Heads up pharmaceutical marketing firms: your branded “freebies” at US medical schools may be on their way out. An editorial in the current issue of Archives of Internal Medicine is calling for the new policies on interactions between pharma companies and physicians, even would-be medical professionals. The editorial highlights a study in that publication investigating whether medical students’ attitudes may be influenced by exposure to small branded items such as pens, clipboards, notepads, etc. That study involved 352 third and fourth-year students from the University of Pennsylvania School of Medicine, which has a strict policy against promotional material, and the University of Miami Miller School of Medicine, which does not.
The research involved assessing the relative attitudes toward Lipitor (Pfizer), the branded promotional product, and Zocor (simvastatin, Merck). Results showed that fourth-year students at the University of Miami Miller School of Medicine exposed to Lipitor promotional items had a more favorable implicit attitudes about that drug. Students at the University of Pennsylvania School of Medicine had a more negative attitude about the promoted product, which researchers say may be attributed in part to the school’s policy. As they observe, “The policy … may have heightened the ability of the Penn students to exercise what has been termed ‘persuasion coping effectiveness,’ which produces a goal within oneself to achieve one’s own current learning or attitudinal goal independently of what the marketer seems to be trying to accomplish.” (There was not a significant difference with third-year students, which researchers attribute to the fact that fourth-year students have more clinical experience.)
Researchers concluded that even small branded items of low economic value may influence a medical professional’s attitude toward a particular drug product. (The study did not evaluate the students’ actions, only their implicit attitude of the product).
Efforts to eliminate pharmaceutical promotional material in medical schools would add to existing cutbacks in drug marketing to physicians as well as consumers.
In January, the Pharmaceutical Researchers and Manufacturers of America (PhRMA) enacted a voluntary ban on promotional materials to physicians, and The Physician Payment Sunshine Act requires full disclosure of drug company payments to medical researchers (see related blog post).

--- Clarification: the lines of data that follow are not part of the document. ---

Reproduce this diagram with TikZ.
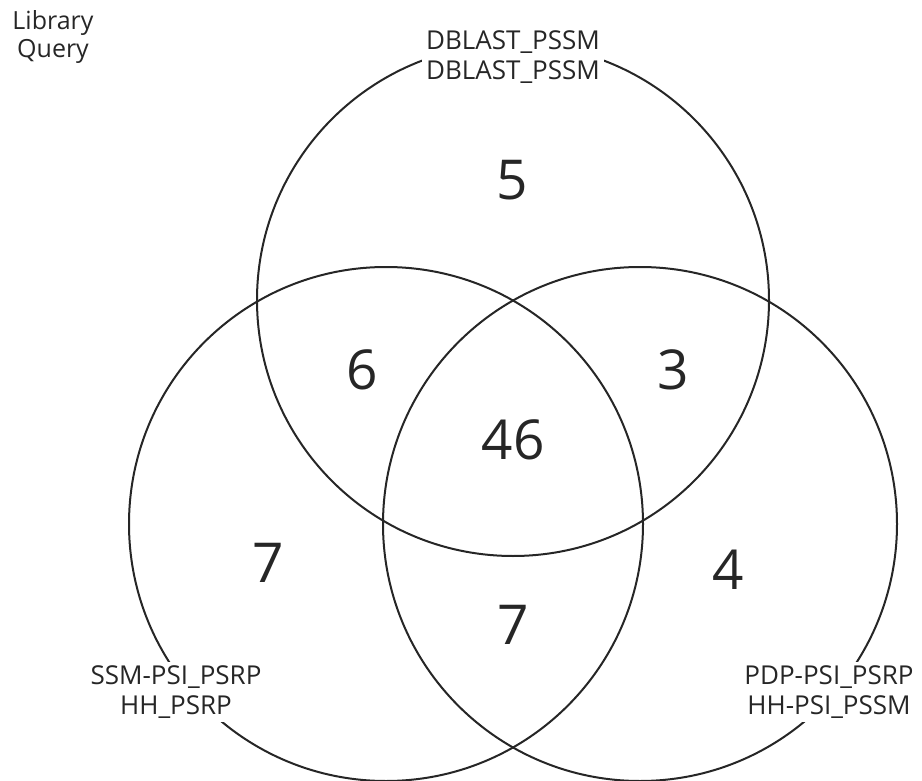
\documentclass[tikz,border=0pt]{standalone}
\usepackage{fontspec}
\setmainfont{Open Sans}
\begin{document}
\begin{tikzpicture}[x=1pt,y=-1pt,
  setline/.style={draw=black!85,line width=2pt},
  setlabel/.style={fill=white,text=black!85,font=\fontsize{26}{30}\selectfont,
    align=center,inner sep=4pt},
  count/.style={text=black!85,font=\fontsize{55}{60}\selectfont,inner sep=0pt}]
  \useasboundingbox (0,0) rectangle (922,781);
  % three sets
  \draw[setline] (513,300) circle (256);
  \draw[setline] (386,524) circle (257);
  \draw[setline] (640,524) circle (257);
  % set labels
  \node[text=black!85,font=\fontsize{25}{28}\selectfont,align=center,inner sep=0pt]
    (key) at (53,37) {Library\\Query};
  \node[setlabel] (top) at (513,57) {DBLAST\_PSSM\\DBLAST\_PSSM};
  \node[setlabel] (left) at (176,692) {SSM-PSI\_PSRP\\HH\_PSRP};
  \node[setlabel] (right) at (829,692) {PDP-PSI\_PSRP\\HH-PSI\_PSSM};
  % region counts
  \node[count] (a) at (512,180) {5};
  \node[count] (ab) at (362,370) {6};
  \node[count] (ac) at (673,370) {3};
  \node[count] (abc) at (513,440) {46};
  \node[count] (b) at (268,563) {7};
  \node[count] (bc) at (513,625) {7};
  \node[count] (c) at (728,570) {4};
\end{tikzpicture}
\end{document}
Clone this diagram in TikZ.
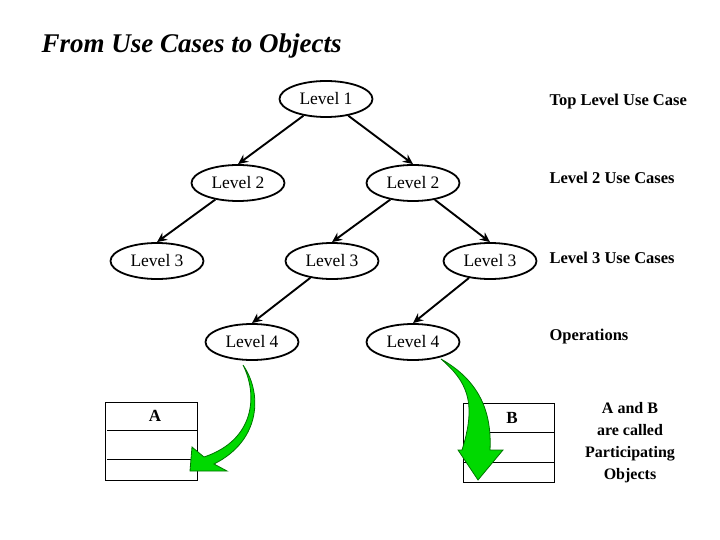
\documentclass[tikz,border=0pt]{standalone}
\usepackage{fontspec}
\setmainfont{Liberation Serif}
\usetikzlibrary{shapes.geometric,arrows.meta}
\tikzset{
  usecase/.style={draw,ellipse,line width=1.8pt,minimum width=93pt,minimum height=36pt,inner sep=0pt,font=\fontsize{17.5}{17.5}\selectfont},
  edge/.style={-{Stealth[length=10pt,width=9pt]},line width=1.9pt},
  note/.style={font=\fontsize{16.5}{19}\selectfont\bfseries,anchor=west},
  objbox/.style={draw,line width=0.6pt},
  bigarrow/.style={draw=green!45!black,fill=green!85!black,line width=0.8pt}
}
\begin{document}
\begin{tikzpicture}[x=1pt,y=-1pt]
    \useasboundingbox (0,0) rectangle (720,540);
    \node[font=\fontsize{27}{27}\selectfont\bfseries\itshape,anchor=west] (title) at (38,46) {From Use Cases to Objects};

    \node[usecase] (l1) at (326,99) {Level 1};
    \node[usecase] (l2a) at (238,183) {Level 2};
    \node[usecase] (l2b) at (413,183) {Level 2};
    \node[usecase] (l3a) at (157,261) {Level 3};
    \node[usecase] (l3b) at (332,261) {Level 3};
    \node[usecase] (l3c) at (490,261) {Level 3};
    \node[usecase] (l4a) at (252,342) {Level 4};
    \node[usecase] (l4b) at (413,342) {Level 4};

    \draw[edge] (l1) -- (l2a.north);
    \draw[edge] (l1) -- (l2b.north);
    \draw[edge] (l2a) -- (l3a.north);
    \draw[edge] (l2b) -- (l3b.north);
    \draw[edge] (l2b) -- (l3c.north);
    \draw[edge] (l3b) -- (l4a.north);
    \draw[edge] (l3c) -- (l4b.north);

    \node[note] (top) at (546,102) {Top Level Use Case};
    \node[note] (uc2) at (546,178) {Level 2 Use Cases};
    \node[note] (uc3) at (546,258) {Level 3 Use Cases};
    \node[note] (ops) at (546,337) {Operations};
    \node[note,anchor=center,align=center,font=\fontsize{16}{22}\selectfont\bfseries] (part) at (630,443) {A and B\\are called\\Participating\\Objects};

    % class A
    \draw[objbox] (105,402) rectangle (197,480);
    \draw[objbox] (107,430) -- (197,430);
    \draw[objbox] (107,459) -- (197,459);
    \node[font=\fontsize{17}{17}\selectfont\bfseries] (a) at (155,416) {A};
    % class B
    \draw[objbox] (463,403) rectangle (554,482);
    \draw[objbox] (466,432) -- (554,432);
    \draw[objbox] (463,462) -- (555,462);
    \node[font=\fontsize{17}{17}\selectfont\bfseries] (b) at (512,418) {B};

    % green arrows
    \draw[bigarrow] (243,365) .. controls (258,395) and (255,440) .. (204,457)
      -- (192,447) -- (190,471) -- (227,471) -- (214,464)
      .. controls (262,440) and (262,392) .. (243,365) -- cycle;
    \draw[bigarrow] (441,359) .. controls (465,380) and (478,400) .. (462,450)
      -- (458,450) -- (478,480) -- (503,450) -- (490,450)
      .. controls (492,410) and (478,380) .. (441,359) -- cycle;
\end{tikzpicture}
\end{document}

Industry-wide drug manufacturers cut prescription-drug advertising to consumers by 8% last year, (from $4.8 billion in 2007 to $4.4 billion in 2008), according to one report. Congressional scrutiny of drug marketing, fewer product launches, and pressures to decrease healthcare costs have led drug makers to scale-back consumer ads.
Meanwhile legislators in Vermont are set to pass a bill that would ban or place strict controls on the gifts, samples, meals, etc. that drug companies provide to doctors. The arguments focused on, for example, whether companies should ban the practice of providing lunch during a presentation or whether these companies should disclose for public review the names of the doctors that received the lunch. According to an April 2009 report, 78 pharmaceutical manufacturers spend $2.9 million to market and provide education about their products to Vermont doctors, hospitals, and university researchers in one year. During the discussions before the state’s House Health and Welfare Committee, PhRMA representative Marjorie Powell said that “It’s easier to get everyone together if a pharmacy rep can bring in sandwiches and talk about a medication.” However, Susan Baker, healthcare advocate with the Vermont Public Interest Research Group, argued that “the medical profession isn’t low income. They can afford their own food.”